Dozens of individual districts could be cited to demonstrate the effect of the religious issue. In Bucks County it is a little easier to trace cause and effect because many voters were willing to state their determination not to vote for a Catholic. And in the later stages of the campaign some Catholics who might otherwise have voted Republican, publicly announced that they were going to switch to Kennedy because of the religious tracts that had outraged them. In my group-discussions prior to the election, I was constantly surprised at the freedom with which people in Bucks County expressed what otherwise would have been private religious conviction, and I was also surprised at the freedom from rancor in which such discussions were held.

Finally, I would like to state for the record, because I have heard what I am about to say controverted many times, that of the four Catholics I knew best, and two of them I knew intimately, all voted for Nixon in spite of my earnest entreaties that they vote otherwise. They did so for social and economic reasons and I believe they represented many other Catholics in this area. Certainly, in my public meetings well over two dozen avowed Catholics claimed they were going to vote for Nixon and gave good reasons why, but none of these were my personal friends so I cannot judge whether they did so vote or not. My strong reformation friends in the northern end of the county claimed that all such public disclaimers had been ordered by the Pope to confuse honest men, and perhaps I was so confused.

The vote in suburbia was reassuring. Levittown, instead of repeating the 51 percent advantage it had given President Eisenhower in 1956, gave Kennedy 58 percent of the votes, a swing of 9 percent.
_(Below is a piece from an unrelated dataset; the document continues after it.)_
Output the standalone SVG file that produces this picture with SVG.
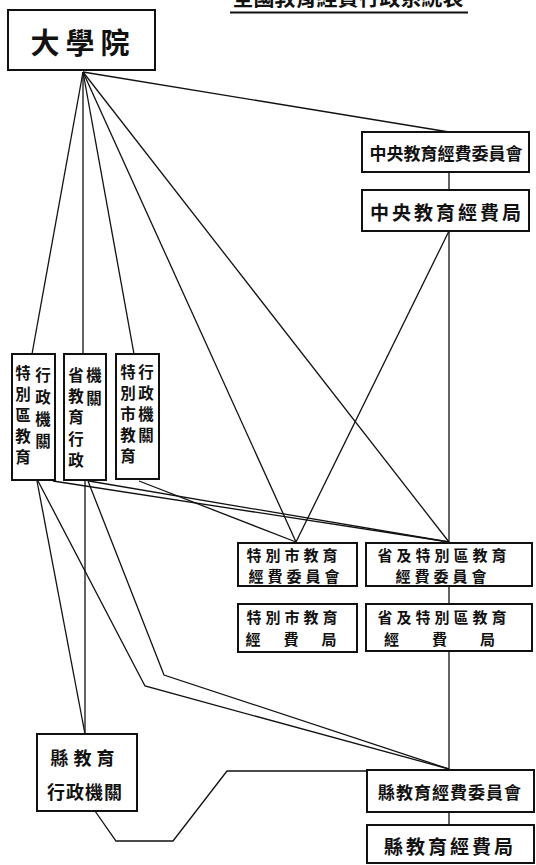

At Red Rose Gate, for example, where the posh houses are called Country Clubbers ($18,000) and where from outward appearances everybody ought to be a Republican, the vote was only 374 for Nixon and 324 for Kennedy. “A lot of Jews and Catholics live there,” a Republican said, explaining the closeness.

At the other end of the social spectrum, in Holly Hill, where the houses are Ranchers ($9,000), the vote even in 1956 had been Stevenson 337, Eisenhower 291. This year, with a somewhat larger registration, the vote was Kennedy 473, Nixon 259.

In Vermilion Hills, where the houses tend to be Jubilees
($11,700) and where the inhabitants seem to be a good cross section of the type of energetic younger people who move into Levittowns and who keep them attractive by tending their lawns and improving their properties where-ever possible, the vote in 1956 was as one might expect, a typical suburbia vote: Eisenhower 667, Stevenson 445. This year, however, as a result of intensive campaigning and political discussion, the vote turned out to be Kennedy 852, Nixon 621. Here the Republican vote stayed about the same, but the Democratic vote nearly doubled.

Combining the returns from five high-cost Levittown districts, one finds that in 1956 their vote gave Eisenhower 58 percent; whereas in 1960 the same areas with almost the same people voting gave Kennedy 58 percent. It was this unexpected swing of 16 percent in suburbia that enabled Bucks County to cut the normal Republican advantage in half.